Louna a ainsi été envoyée dans un établissement pour hommes… à 400 km des siens. Évoquant sa sécurité, l’administration pénitentiaire a placé la Vendéenne au quartier d’isolement. Une aile de la prison strictement séparée des autres détenus. Du moins, en théorie. « À mon arrivée, certains d’entre eux travaillaient sur un chantier… juste devant ma cellule, poursuit-elle. Ils s’amusaient à m’observer par l’œilleton de la porte. Avec ma poitrine et mes cheveux longs, j’étais l’attraction. La créature. » Les insultes fusaient, les menaces de viol avec. Au fond d’elle, une petite voix lui disait : « Tu es entrée debout, tu ressortiras debout. Hors de question que la taule te casse. »

Cellule 130

Dans cette prison affichant un taux d’occupation de plus de 200 %, Louna vivait seule entre quatre murs écaillés. 9 m2 précisément, à en croire ses calculs improvisés avec une feuille A4. À défaut du moindre système d’aération, la prisonnière laissait ouverte la petite fenêtre en plexiglas 24 h/24. « J’ai eu des nuits à -5 °C l’hiver. Beaucoup se plaignaient du froid. Moi, je refusais de baigner dans mes propres vapeurs de toilette. »

Coulée dans le sol, sa couchette métallique n’offrait guère de réconfort. Un matelas ferme comme du bois, et couvert de plastique pour éviter la prolifération des punaises de lit. Chez elle, pas de cafards, mais des fourmis et des moucherons à profusion. Un rat, aussi, de passage à sa fenêtre.
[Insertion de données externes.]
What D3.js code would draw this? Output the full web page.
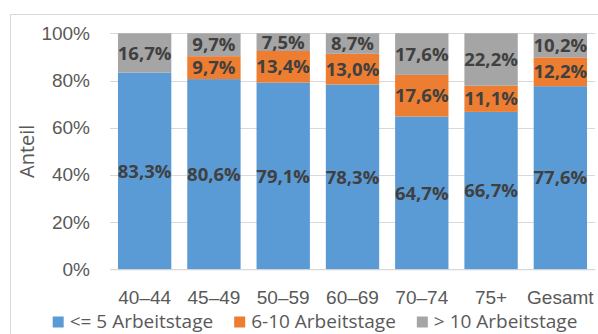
<!DOCTYPE html>
<html>
<head>
<meta charset="utf-8">
<script src="https://cdn.jsdelivr.net/npm/d3@7"></script>
<style>
  html, body { margin: 0; padding: 0; background: #ffffff; }
  svg { display: block; font-family: "Open Sans", "Noto Sans", sans-serif; }
</style>
</head>
<body>
<svg id="chart" width="598" height="334"></svg>
<script>
const categories = ["40–44", "45–49", "50–59", "60–69", "70–74", "75+", "Gesamt"];
const seriesNames = ["<= 5 Arbeitstage", "6-10 Arbeitstage", "> 10 Arbeitstage"];
const upTo5 = [83.3, 80.6, 79.1, 78.3, 64.7, 66.7, 77.6];
const from6to10 = [0, 9.7, 13.4, 13.0, 17.6, 11.1, 12.2];
const over10 = [16.7, 9.7, 7.5, 8.7, 17.6, 22.2, 10.2];
const yTicks = [0, 0.2, 0.4, 0.6, 0.8, 1.0];
const yTitle = "Anteil";
const seriesColors = ["#5B9BD5", "#ED7D31", "#A5A5A5"];

const svg = d3.select("#chart");
const W = 598, H = 334;
const m = { left: 110, right: 3, top: 33.3, bottom: 64.7 };
const plotW = W - m.left - m.right, plotH = H - m.top - m.bottom;

const de = d3.formatLocale({ decimal: ",", thousands: ".", grouping: [3], currency: ["", " €"] });
const fmtVal = de.format(".1f");

const rows = categories.map((c, i) => ({ cat: c, s0: upTo5[i], s1: from6to10[i], s2: over10[i] }));
const keys = ["s0", "s1", "s2"];
const stacked = d3.stack().keys(keys).offset(d3.stackOffsetExpand)(rows);

const x = d3.scaleBand().domain(categories).range([m.left, m.left + plotW]).paddingInner(0.23).paddingOuter(0.115);
const y = d3.scaleLinear().domain([0, 1]).range([m.top + plotH, m.top]);

// chart frame
svg.append("rect").attr("x", 10.5).attr("y", 14.5).attr("width", 700).attr("height", 400)
  .attr("fill", "none").attr("stroke", "#d9d9d9").attr("stroke-width", 1);

// gridlines
svg.append("g").selectAll("line").data(yTicks).join("line")
  .attr("x1", m.left).attr("x2", m.left + plotW)
  .attr("y1", d => Math.round(y(d)) + 0.5).attr("y2", d => Math.round(y(d)) + 0.5)
  .attr("stroke", "#d9d9d9").attr("stroke-width", 1);

// bars
const layers = svg.append("g").selectAll("g").data(stacked).join("g")
  .attr("fill", (d, i) => seriesColors[i]);
layers.selectAll("rect").data(d => d).join("rect")
  .attr("x", d => x(d.data.cat))
  .attr("width", x.bandwidth())
  .attr("y", d => y(d[1]))
  .attr("height", d => y(d[0]) - y(d[1]));

// data labels
const rawSeries = [upTo5, from6to10, over10];
stacked.forEach((layer, li) => {
  svg.append("g").selectAll("text").data(layer.filter((d, i) => rawSeries[li][i] > 0)).join("text")
    .attr("x", d => x(d.data.cat) + x.bandwidth() / 2)
    .attr("y", d => (y(d[0]) + y(d[1])) / 2)
    .attr("dy", "0.36em")
    .attr("text-anchor", "middle")
    .attr("font-weight", "bold")
    .attr("font-size", "18.5px")
    .attr("fill", "#404040")
    .text(d => fmtVal(d.data["s" + li]) + "%");
});

// x axis
const xAxis = svg.append("g").attr("transform", `translate(0,${m.top + plotH})`)
  .call(d3.axisBottom(x).tickSize(0).tickPadding(21));
xAxis.select(".domain").attr("stroke", "#d9d9d9");
xAxis.selectAll("text").attr("font-size", "19px").attr("fill", "#595959").attr("font-family", null);

// y axis
const yAxis = svg.append("g").attr("transform", `translate(${m.left},0)`)
  .call(d3.axisLeft(y).tickValues(yTicks).tickFormat(d3.format(".0%")).tickSize(0).tickPadding(20));
yAxis.select(".domain").remove();
yAxis.selectAll("text").attr("font-size", "19px").attr("fill", "#595959").attr("font-family", null);

// y title
svg.append("text")
  .attr("transform", `translate(27,${m.top + plotH / 2}) rotate(-90)`)
  .attr("text-anchor", "middle").attr("dy", "0.35em")
  .attr("font-size", "20px").attr("fill", "#595959")
  .text(yTitle);

// legend
const legend = svg.append("g");
let cx = 0;
seriesNames.forEach((name, i) => {
  const g = legend.append("g").attr("transform", `translate(${cx},0)`);
  g.append("rect").attr("x", 0).attr("y", 316.5).attr("width", 11).attr("height", 11).attr("fill", seriesColors[i]);
  const t = g.append("text").attr("x", 17).attr("y", 327.5)
    .attr("font-size", "19px").attr("fill", "#595959").text(name);
  cx += 17 + t.node().getComputedTextLength() + 21;
});
const legendW = cx - 21;
legend.attr("transform", `translate(${315 - legendW / 2},0)`);
</script>
</body>
</html>
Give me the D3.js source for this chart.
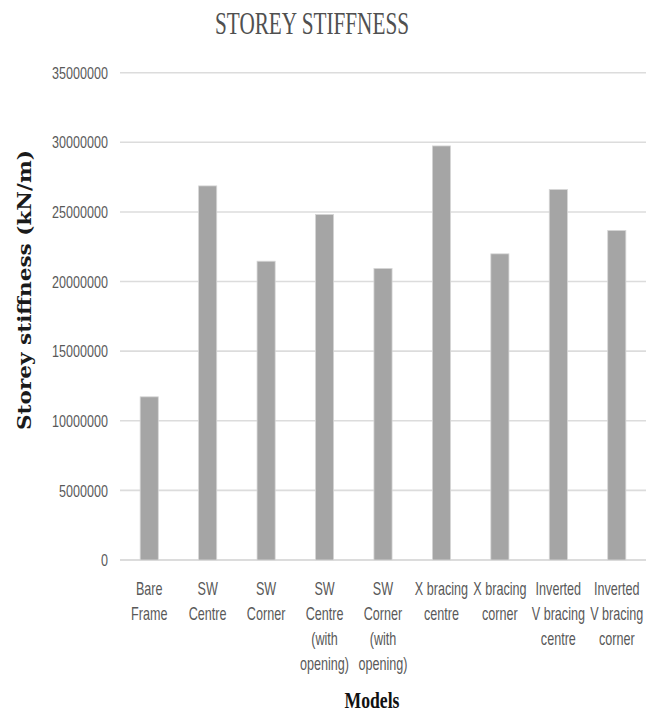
<!DOCTYPE html>
<html>
<head>
<meta charset="utf-8">
<script src="https://cdn.jsdelivr.net/npm/d3@7"></script>
<style>
  html, body { margin: 0; padding: 0; background: #fff; }
  svg { display: block; }
</style>
</head>
<body>
<svg id="chart" width="655" height="715"></svg>
<script>
// Model names; "\n" marks where each axis label wraps
const categories = [
  "Bare\nFrame",
  "SW\nCentre",
  "SW\nCorner",
  "SW\nCentre\n(with\nopening)",
  "SW\nCorner\n(with\nopening)",
  "X bracing\ncentre",
  "X bracing\ncorner",
  "Inverted\nV bracing\ncentre",
  "Inverted\nV bracing\ncorner"
];

// Storey stiffness in kN/m
const stiffness = [
  11720000, 26870000, 21460000, 24820000, 20940000,
  29740000, 21990000, 26610000, 23670000
];

const yTicks = [0, 5000000, 10000000, 15000000, 20000000, 25000000, 30000000, 35000000];

const svg = d3.select("#chart");
const plot = { left: 120, right: 646, top: 72.7, bottom: 560 };
const squeeze = 0.74; // narrow sans look for tick and category text

const x = d3.scaleBand()
  .domain(categories)
  .range([plot.left, plot.right])
  .paddingInner(0.69)
  .paddingOuter(0.345);

const y = d3.scaleLinear()
  .domain([0, 35000000])
  .range([plot.bottom, plot.top]);

// Gridlines
svg.append("g")
  .selectAll("line")
  .data(yTicks)
  .join("line")
  .attr("x1", plot.left)
  .attr("x2", plot.right)
  .attr("y1", d => y(d))
  .attr("y2", d => y(d))
  .attr("stroke", d => d === 0 ? "#d0d0d0" : "#dcdcdc")
  .attr("stroke-width", 1.6);

// Y tick labels
svg.append("g")
  .selectAll("text")
  .data(yTicks)
  .join("text")
  .attr("transform", d => `translate(108,${y(d)}) scale(${squeeze},1)`)
  .attr("dy", "0.36em")
  .attr("text-anchor", "end")
  .attr("font-family", "Liberation Sans, Arial, sans-serif")
  .attr("font-size", 17)
  .attr("fill", "#595959")
  .text(d => d3.format("d")(d));

// Bars
svg.append("g")
  .selectAll("rect")
  .data(categories.map((c, i) => ({ c, v: stiffness[i] })))
  .join("rect")
  .attr("x", d => x(d.c))
  .attr("width", x.bandwidth())
  .attr("y", d => y(d.v))
  .attr("height", d => y(0) - y(d.v))
  .attr("fill", "#a5a5a5")
  .attr("stroke", "#d6d6d6")
  .attr("stroke-width", 0.8);

// Category labels (wrapped)
const catG = svg.append("g");
categories.forEach(c => {
  const cx = x(c) + x.bandwidth() / 2;
  c.split("\n").forEach((line, k) => {
    catG.append("text")
      .attr("transform", `translate(${cx},${595 + k * 25}) scale(0.72,1)`)
      .attr("text-anchor", "middle")
      .attr("font-family", "Liberation Sans, Arial, sans-serif")
      .attr("font-size", 17.5)
      .attr("fill", "#595959")
      .text(line);
  });
});

// Title
svg.append("text")
  .attr("x", 312)
  .attr("y", 34)
  .attr("text-anchor", "middle")
  .attr("font-family", "Liberation Serif, 'Times New Roman', serif")
  .attr("font-size", 31)
  .attr("fill", "#505050")
  .attr("textLength", 194)
  .attr("lengthAdjust", "spacingAndGlyphs")
  .text("STOREY STIFFNESS");

// Y axis title
svg.append("text")
  .attr("transform", "translate(31,290) rotate(-90)")
  .attr("text-anchor", "middle")
  .attr("font-family", "DejaVu Serif, Liberation Serif, serif")
  .attr("font-weight", "bold")
  .attr("font-size", 19)
  .attr("fill", "#1a1a1a")
  .attr("textLength", 280)
  .attr("lengthAdjust", "spacingAndGlyphs")
  .text("Storey stiffness (kN/m)");

// X axis title
svg.append("text")
  .attr("x", 372)
  .attr("y", 708)
  .attr("text-anchor", "middle")
  .attr("font-family", "Liberation Serif, 'Times New Roman', serif")
  .attr("font-weight", "bold")
  .attr("font-size", 23)
  .attr("fill", "#111")
  .attr("textLength", 55)
  .attr("lengthAdjust", "spacingAndGlyphs")
  .text("Models");
</script>
</body>
</html>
Rapidement, Louna s’est mise à saigner du nez, et cracher du sang : « Ça ne m’était encore jamais arrivé… L’image m’a fait peur. » Les gardiens eux-mêmes étaient stupéfaits devant le délabrement des geôles, raconte-t-elle.

© Juliette de Montvallon / Reporterre

Hormis de ponctuels mégenrages, aucune réflexion transphobe des gardiens n’est arrivée aux oreilles de la militante anarchiste. Le flot d’insultes, criées des fenêtres par d’autres résidents, s’est lui aussi vite évanoui à force de discussions. Et l’image de « la petite fille fragile » avec.

Ses yeux bleus s’égarent. Les bribes d’une discussion jaillissent dans son esprit. D’une voix rauque, elle imite : « Bon, t’es peut-être un travelo… mais t’es un bon. Force à toi. » Formulés par un voisin de cellule, ces mots crus ont arraché un sourire à Louna : « C’est clair qu’on est loin de la bourgeoisie intellectuelle des gauchos. Et pourtant, ça m’a réconfortée. »

Fouilles à nu

Ce séjour de quatre mois fut aussi ponctué d’épreuves, où s’entremêlaient burlesque et humiliation. Parmi elles, l’épisode des fouilles à nu. Une femme inspectait d’abord Louna de la tête aux hanches. La prisonnière enfilait un t-shirt, puis un gardien examinait le bas de son corps. « Un ballet lunaire, persifle-t-elle. Hors de question pour eux qu’un homme voit une paire de seins. »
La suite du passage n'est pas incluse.